The oldest and most comprehensive record we have on India comes from Megasthenes, the Greek ambassador from the court of the Seleucid Emperor to that of Chandragupta Maurya. He wrote the Indika, a description of India, based on his sojourn. Megasthenes was a companion of Alexander of Macedon on his short-lived invasion of North Western India and had lived with Sibyrtius, the satrap of Arachosia, after Alexander’s death and during the fight of the Diadochi. On the establishment of friendly relations between Chandragupta and Seleucus, he was sent as an ambassador to Chandragupta’s court by the latter.
Sandrocottus has been mentioned by him in the Indika and has been identified with Chandragupta Maurya, placing the book squarely in fourth century BCE. (A caveat: the dating and chronology of Ancient Indian history is based on some seminal but problematic “identifications” which merit separate study).
Strabo, Arrianus and Klemens of Alexandria tell us most of what we know about Megasthenes’ life. Klemens informs us that he was a contemporary of Seleucus, Strabo that he was sent to Chandragupta Maurya’s court at Pataliputra and Arrian that he lived with Sibyrtius at Arachosia, and frequently visited Chandragupta’s court. Reportedly, he had even met Chandragupta himself.
Indika itself, modelled on Hekataios’ Aegyptiaka , was either in the Attic or Ionian dialect and was divided into four sections. Megasthenes wrote down descriptions of the country, its soil, climate, animals, plants, government, religion, manners of the people, arts, etc. In short, a detailed description from the king to the remotest tribe.
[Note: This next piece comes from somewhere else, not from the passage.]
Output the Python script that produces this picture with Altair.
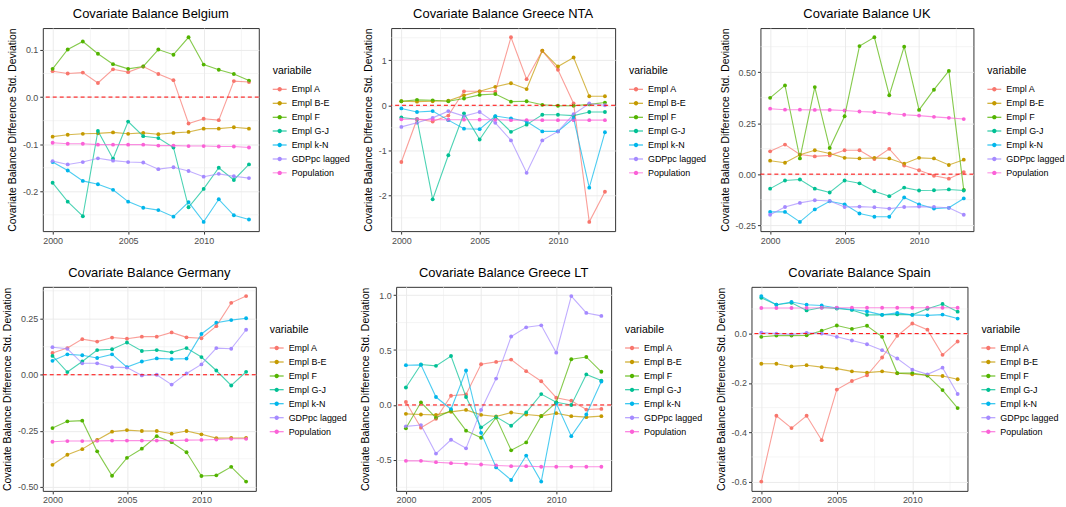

Over time, the book itself was lost. However, Greek and Roman writers— Diodorus, Strabo, Arrian, Eratosthenes, Pliny and many others— have quoted from his book over millennia. Its fragments lay scattered but, in 1846, Professor Schwanbeck of Bonn collected the scattered fragments and published them as a reconstructed Megasthenes’ Indica in Latin and Greek. In 1877, J.W. McCrindle published, for the first time, an authoritative English translation which remains a resource although it has been the subject of many critiques since then. What is the relevance of this book today?
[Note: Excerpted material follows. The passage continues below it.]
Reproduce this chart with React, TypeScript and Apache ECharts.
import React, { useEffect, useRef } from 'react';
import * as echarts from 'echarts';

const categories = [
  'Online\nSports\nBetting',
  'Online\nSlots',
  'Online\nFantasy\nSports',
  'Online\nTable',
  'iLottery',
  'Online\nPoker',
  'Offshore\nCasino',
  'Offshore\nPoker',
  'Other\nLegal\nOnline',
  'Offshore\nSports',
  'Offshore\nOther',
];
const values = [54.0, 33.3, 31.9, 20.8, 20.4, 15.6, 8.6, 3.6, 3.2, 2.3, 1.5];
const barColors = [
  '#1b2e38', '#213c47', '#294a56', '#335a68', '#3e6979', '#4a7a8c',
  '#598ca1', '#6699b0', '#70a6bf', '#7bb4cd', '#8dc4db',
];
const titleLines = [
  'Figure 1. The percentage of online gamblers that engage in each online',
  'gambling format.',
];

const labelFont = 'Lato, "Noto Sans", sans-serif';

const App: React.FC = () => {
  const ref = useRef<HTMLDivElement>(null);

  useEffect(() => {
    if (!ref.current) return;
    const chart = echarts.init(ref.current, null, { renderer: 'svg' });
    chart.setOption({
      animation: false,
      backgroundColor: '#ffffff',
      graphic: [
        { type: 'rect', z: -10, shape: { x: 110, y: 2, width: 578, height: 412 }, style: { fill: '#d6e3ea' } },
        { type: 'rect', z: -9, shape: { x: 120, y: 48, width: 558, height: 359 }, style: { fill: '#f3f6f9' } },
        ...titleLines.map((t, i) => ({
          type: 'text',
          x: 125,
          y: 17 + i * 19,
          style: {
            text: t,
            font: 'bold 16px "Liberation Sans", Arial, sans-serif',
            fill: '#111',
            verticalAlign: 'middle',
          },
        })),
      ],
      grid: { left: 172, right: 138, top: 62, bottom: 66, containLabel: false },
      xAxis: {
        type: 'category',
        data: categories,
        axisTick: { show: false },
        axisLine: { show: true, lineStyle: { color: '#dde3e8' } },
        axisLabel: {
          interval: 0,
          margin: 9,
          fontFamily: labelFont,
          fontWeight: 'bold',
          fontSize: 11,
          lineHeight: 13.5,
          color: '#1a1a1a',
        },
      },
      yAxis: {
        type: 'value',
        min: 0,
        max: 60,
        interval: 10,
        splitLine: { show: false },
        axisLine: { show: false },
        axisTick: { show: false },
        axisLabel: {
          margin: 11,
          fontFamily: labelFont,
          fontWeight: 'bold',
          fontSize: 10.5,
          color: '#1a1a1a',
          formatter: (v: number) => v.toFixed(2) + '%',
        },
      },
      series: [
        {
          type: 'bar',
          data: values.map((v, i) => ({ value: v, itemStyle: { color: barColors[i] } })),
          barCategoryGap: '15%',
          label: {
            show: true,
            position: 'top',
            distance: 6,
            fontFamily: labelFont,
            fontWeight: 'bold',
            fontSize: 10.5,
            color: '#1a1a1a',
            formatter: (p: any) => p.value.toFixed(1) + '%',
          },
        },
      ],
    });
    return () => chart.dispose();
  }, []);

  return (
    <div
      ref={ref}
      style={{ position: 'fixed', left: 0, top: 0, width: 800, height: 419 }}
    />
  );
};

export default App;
For one, it is the earliest surviving and most comprehensive description of Ancient India by a foreign visitor— the first in the tradition of visitors such as Fa Hien, Hiuen Tsang and Al-Biruni who have provided valuable insights into the position of the country at the relevant time. Apart from its role as an invaluable resource for Indian antiquity, Indika’s influence on other Roman and Greek writers, and on their scientific knowledge, has been immense. It was not written “on the run”, so to speak, as snippets of information from Alexander of Macedon’s other companions were written, but was designed as an encyclopedic study of the country.